I have adopted Rupert after his previous owner has two failed bonding attempts, he was almost 1 year old.
He had a strong personality and he appeared to be very happy with his life. He lived with me in my room, was never caged, always free to roam around the two rooms upstairs. He never tried to walk down the stairs, but he did go to have a look at them every day as part of his morning walk-around when he would visit the other room and space between them.
On day one of us moving in, he chose one corner of the room as a toilet, there was always a clean towel there ready for his pee and poop. He never ate and pooped at the same time, he separated these things like we humans do. There was no single poop found in his hay stack area, ever.
His schedule was the same for every day. 6am he would get impatient about his morning pellets, eventually he would hop on my bed or my chest to wake me up. Then he would continue to run around, tossing things, scratching and jumping. He would run super fast like a furry torpedo. 9am he was served morning greens after which he would prepare for mid day snooze. He would wake up at 6-7pm because that was his evening greens salad time. Then snooze time until 9pm which was his evening pellets time. After that there would be play time and running around. At 11pm he would expect small treats.
I'm still not sure why, but when I was coming out of bathroom, turning lights out just before bed time, he would run around me doing head binkies, almost every day. Maybe it was instincts, like everyone got back safely to the nest for the night?
Often as I was sitting on bed with feet still on the ground, he would give me nose poke going by, just to say hello.
The same with me going out or in to the room, he would emerge from wherever he was (under bed, under closet, etc.) and would meet me at the door. Funny how sometimes he would see me going out of the room walking in the direction of the door and he would run past me and sit there at the door waiting for me to go past him.
He was very shy of other people and was never handled or picked up if not needed. This probably made him so relaxed. He did like our cuddling sessions and he would put his head into my hand, waiting for head rubs.
Whenever disturbed by loud noise he would get up and looked at me, I would calm him down just by saying his name and he would then go back to snoozing.
He would always snooze in a spot and position allowing him direct line of sight to me, usually directly facing me, regardless where he was.
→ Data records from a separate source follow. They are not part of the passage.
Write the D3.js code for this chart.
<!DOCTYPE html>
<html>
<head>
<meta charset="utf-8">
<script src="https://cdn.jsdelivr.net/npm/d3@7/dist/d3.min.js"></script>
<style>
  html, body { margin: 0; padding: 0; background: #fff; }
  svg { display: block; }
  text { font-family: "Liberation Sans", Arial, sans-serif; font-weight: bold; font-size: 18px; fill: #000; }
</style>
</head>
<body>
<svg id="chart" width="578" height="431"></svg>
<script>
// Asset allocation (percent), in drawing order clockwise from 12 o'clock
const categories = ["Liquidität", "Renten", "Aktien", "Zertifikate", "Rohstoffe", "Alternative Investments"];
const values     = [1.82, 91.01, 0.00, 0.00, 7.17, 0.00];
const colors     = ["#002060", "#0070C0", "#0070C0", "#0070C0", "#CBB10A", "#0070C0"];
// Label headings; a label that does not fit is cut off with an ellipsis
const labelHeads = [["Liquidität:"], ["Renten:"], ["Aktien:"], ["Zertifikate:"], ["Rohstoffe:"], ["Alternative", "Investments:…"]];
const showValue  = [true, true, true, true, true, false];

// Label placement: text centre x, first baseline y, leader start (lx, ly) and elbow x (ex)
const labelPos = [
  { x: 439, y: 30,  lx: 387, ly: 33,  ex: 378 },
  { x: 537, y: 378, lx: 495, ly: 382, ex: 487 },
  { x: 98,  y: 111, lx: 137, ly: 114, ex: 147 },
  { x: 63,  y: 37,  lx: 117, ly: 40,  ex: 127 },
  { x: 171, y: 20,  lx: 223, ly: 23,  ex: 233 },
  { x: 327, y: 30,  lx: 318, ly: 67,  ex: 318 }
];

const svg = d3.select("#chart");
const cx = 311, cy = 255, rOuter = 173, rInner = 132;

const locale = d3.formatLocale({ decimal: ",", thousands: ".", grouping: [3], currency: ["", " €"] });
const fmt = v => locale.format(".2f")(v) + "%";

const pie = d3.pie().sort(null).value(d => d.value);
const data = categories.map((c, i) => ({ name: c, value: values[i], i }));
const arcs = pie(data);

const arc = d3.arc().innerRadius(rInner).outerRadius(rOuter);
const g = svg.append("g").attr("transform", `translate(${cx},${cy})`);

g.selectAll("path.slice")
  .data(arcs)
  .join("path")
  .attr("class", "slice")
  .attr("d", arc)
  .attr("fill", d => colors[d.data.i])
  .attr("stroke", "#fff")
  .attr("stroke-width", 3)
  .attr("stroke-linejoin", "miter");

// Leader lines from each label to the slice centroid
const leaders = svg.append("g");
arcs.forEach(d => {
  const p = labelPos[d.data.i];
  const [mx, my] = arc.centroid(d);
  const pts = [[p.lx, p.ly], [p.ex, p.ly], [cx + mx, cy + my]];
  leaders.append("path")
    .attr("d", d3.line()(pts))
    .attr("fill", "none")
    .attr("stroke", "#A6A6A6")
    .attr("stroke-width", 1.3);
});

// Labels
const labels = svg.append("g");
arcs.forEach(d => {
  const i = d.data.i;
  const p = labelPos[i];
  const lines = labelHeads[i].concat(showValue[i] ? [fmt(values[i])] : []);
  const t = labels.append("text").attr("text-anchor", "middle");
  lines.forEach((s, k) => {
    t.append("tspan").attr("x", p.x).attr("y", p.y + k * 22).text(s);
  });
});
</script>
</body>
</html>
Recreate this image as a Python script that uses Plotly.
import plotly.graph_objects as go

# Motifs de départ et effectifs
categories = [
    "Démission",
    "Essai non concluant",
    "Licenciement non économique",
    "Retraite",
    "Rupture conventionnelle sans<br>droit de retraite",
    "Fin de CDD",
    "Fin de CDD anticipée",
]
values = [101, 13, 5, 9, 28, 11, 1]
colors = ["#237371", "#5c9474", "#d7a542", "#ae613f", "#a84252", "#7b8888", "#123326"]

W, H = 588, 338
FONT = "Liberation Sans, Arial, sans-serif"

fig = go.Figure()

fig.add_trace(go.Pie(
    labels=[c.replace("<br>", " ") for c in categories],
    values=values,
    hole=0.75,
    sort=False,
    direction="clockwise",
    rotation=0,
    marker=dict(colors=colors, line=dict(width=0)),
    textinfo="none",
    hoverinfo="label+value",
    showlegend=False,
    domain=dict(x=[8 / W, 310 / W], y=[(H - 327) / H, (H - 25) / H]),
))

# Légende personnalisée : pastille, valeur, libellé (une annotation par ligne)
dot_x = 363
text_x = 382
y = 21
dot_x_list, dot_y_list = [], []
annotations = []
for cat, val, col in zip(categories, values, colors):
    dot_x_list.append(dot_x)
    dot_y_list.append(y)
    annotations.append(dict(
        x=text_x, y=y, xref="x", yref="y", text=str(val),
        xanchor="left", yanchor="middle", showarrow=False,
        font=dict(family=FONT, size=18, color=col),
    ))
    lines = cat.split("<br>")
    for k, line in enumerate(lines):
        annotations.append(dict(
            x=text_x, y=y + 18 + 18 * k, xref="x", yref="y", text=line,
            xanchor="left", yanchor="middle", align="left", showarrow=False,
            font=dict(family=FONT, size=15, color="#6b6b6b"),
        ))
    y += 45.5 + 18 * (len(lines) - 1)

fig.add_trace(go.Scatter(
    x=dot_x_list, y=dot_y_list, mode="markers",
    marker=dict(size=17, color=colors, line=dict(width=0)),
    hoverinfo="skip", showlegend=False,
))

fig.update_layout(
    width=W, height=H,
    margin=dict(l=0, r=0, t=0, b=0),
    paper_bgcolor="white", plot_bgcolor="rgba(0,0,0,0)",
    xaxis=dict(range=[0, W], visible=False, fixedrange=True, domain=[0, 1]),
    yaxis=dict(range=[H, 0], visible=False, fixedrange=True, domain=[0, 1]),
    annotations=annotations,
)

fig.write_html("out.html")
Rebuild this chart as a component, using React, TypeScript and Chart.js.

If he was in one spot and I have moved so he could not see me anymore, he would get up and hop just a little bit so that he could see me again, and would continue to snooze there.
He was watching over me no less than I was watching over him. When I coughed, he would get up looking at me disturbed, I liked to think he cared but it could just be the noise too.
He is missed greatly. Seeing his empty spot by the door makes it even more difficult than it is.


----------



## Nancy McClelland (Jul 21, 2017)

We are so sorry for your loss. Rest in peace and binky free little man. :bunnyangel:


----------



## stevesmum (Jul 21, 2017)

I'm so very sorry for your loss :rainbow:


----------



## Whiterabbitrage (Jul 21, 2017)

What an amazing personality. I'm so sorry for your loss. Thank you for sharing your memories of Rupert.


----------



## RabbitO (Jul 26, 2017)

Condolences on your loss. He was very cuddly looking.


----------